In 1978, the first International James Fenimore Cooper Conference was in Oneonta, New York, a beautiful valley on the banks of the Susquehanna River, at the foothills of the Catskills, just minutes from Cooper’s boyhood home of Cooperstown. Since then, over the course of twenty conferences more than 250 scholars and writers, including Leslie Fiedler, James Beard, Thomas Philbrick, and Rochelle Johnson, have presented papers on James Fenimore Cooper, Susan Fenimore Cooper, and the world they represented and helped to create.
Call For Papers
Call for Papers
22nd International James Fenimore Cooper/Susan Fenimore Cooper Conference
September 25-28, 2019
SUNY Oneonta, Oneonta, NY
Keynote Speaker: Sandra M. Gustafson
Professor of English and American Studies, Notre Dame University
Author: Imagining Deliberative Democracy in the Early American Republic
“E Pluribus Unum: Cooper, Cosmopolis, and American Identity.”
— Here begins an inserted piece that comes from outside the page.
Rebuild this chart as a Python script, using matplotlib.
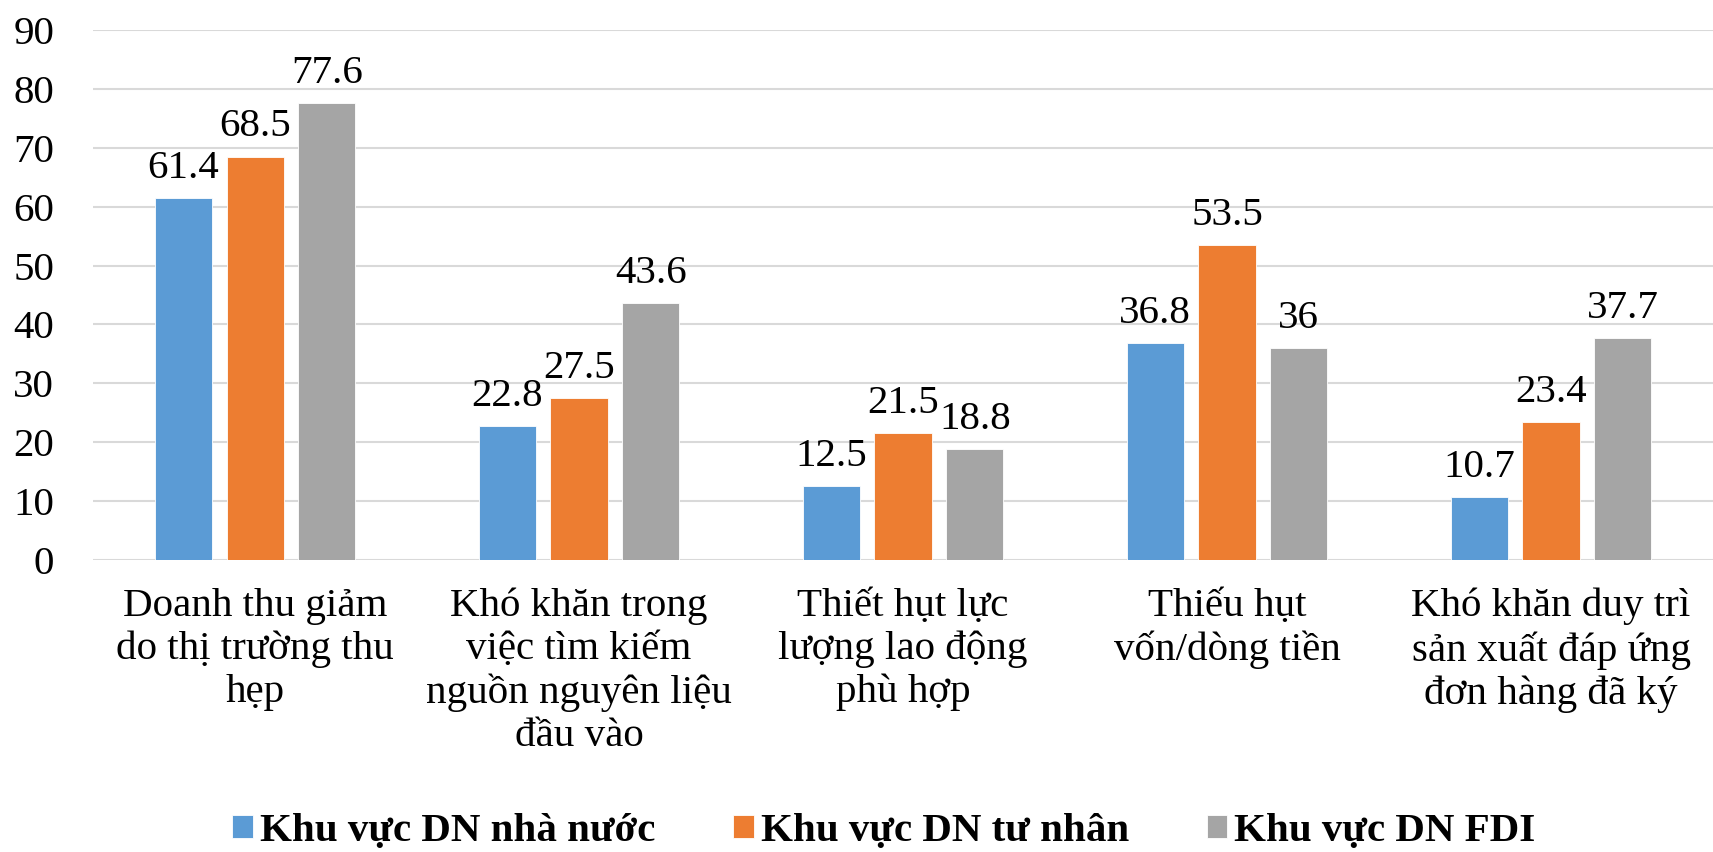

Hector St. John de Crevecoeur, writing in the 1770s under the guise of Farmer James, defines the American as an amalgam of all of Europe: men and women who have left behind them “all ancient prejudices and manners” and who have “received new ones from the new mode of life he has embraced.” Using the melting pot metaphor for perhaps the first time, Crevecoeur proclaims, “Here individuals of all nations are melted into a new race of men.” Fifty years later, in 1831, Alexis de Tocqueville affirmed this conception, describing America as “a society formed of all the nations of the world.” However, such optimistic views of cultural mixing were not universally shared.
Anglo-centric leaders of the revolution, including Franklin, Hamilton, and Jefferson, feared that foreigners would, in Hamilton’s words, “corrupt the national spirit.” By the 1840s, nativism emerged as a full-blown political movement.
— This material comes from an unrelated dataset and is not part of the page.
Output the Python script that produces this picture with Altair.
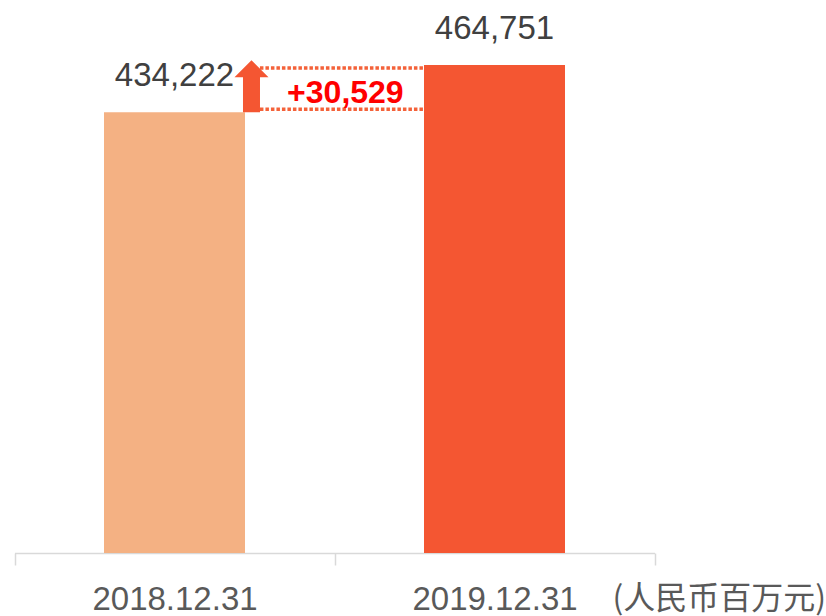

For the 2019 conference, we want to examine Cooper within this tension between native purity and immigrant amalgamation. Sandra M. Gustafson argues that Cooper’s works embody a “republican cosmopolitanism,” with their representations of multi-ethnic communities and his “ideal of multiracial deliberation” in the Leatherstocking novels. We seek papers that address the role of Cooper and his contemporaries in forging an American identity out of the cultural mixture of overlapping empires and immigration. Topics may include (but are not restricted to) the following:
Nativism and Immigration
Slavery in New York
Gender(s) and the Frontier
(Dis)placing Native American Communities
Populism and Democracy
Exploration and Natural History
Social Conflicts in Frontier Communities
Landscape and Community
We are happy to consider any paper that addresses James Fenimore Cooper’s or Susan Fenimore Cooper’s work and their time. Papers should be 8-10 pages (20 minute presentation). Send paper proposals via e-mail to Dr. Roger W. Hecht (hechtrw@oneonta.edu).
Proposal Deadline is May 15.
FAQs
What is the Cooper Seminar?
The International James Fenimore Cooper and Susan Fenimore Cooper Conference and Seminar is an international conference that brings together scholars from across the country and around the world to share and discuss new ideas about the works and world of James Fenimore Cooper and Susan Fenimore Cooper. Tied to the conference is a senior-level seminar for SUNY, Oneonta students. Students enrolled in the course attend the conference as audience members and receive an immersive introduction to Cooper’s major works and to academic professional life. As audience members, students get an up-close exposure to the give and take of academic exchange and develop an understanding of how intellectual development works. Students also read major works by Cooper and discuss their significance in a seminar led by a visiting Cooper scholar.
How big is the Conference?
Numbers of those attending have varied over the two decades the Seminar has been running. Attendance fluctuates from day to day. In 2011, a high watermark for our conference, twenty nine presenters and over thirty students took part. Our keynote speakers have included scholars Shirley Samuels, Cooper biographer Wayne Franklin, and Cooper Society President Lance Schachterle. Pulitzer Prize winning historian Alan Taylor’s lecture attracted more than three hundred people in 1997.
What is the Registration Cost?
The registration fee of $150 ($110 for graduate students).
What Does My Registration Cover?
- Registration covers admittance to all conference events, parking, computer access, etc.
- Continental breakfast every day, afternoon snacks, coffee/tea
- Transportation & boxed lunch for a field trip to Cooperstown, which includes:
- Admittance to the Fenimore House & The Farmers' Museum in Cooperstown
- Reception on the veranda of the Otesaga Hotel overlooking "Glimmerglass Lake"
- Keynote luncheon banquet at the SUNY Oneonta College Camp
- Conference "chatzkes," including the coveted "Cooper Conference" pen.
Registration does not cover the cost of lodging. We have in the past and will continue to offer this year discounted registration to graduate students & scholars unaffiliated with academic institutions.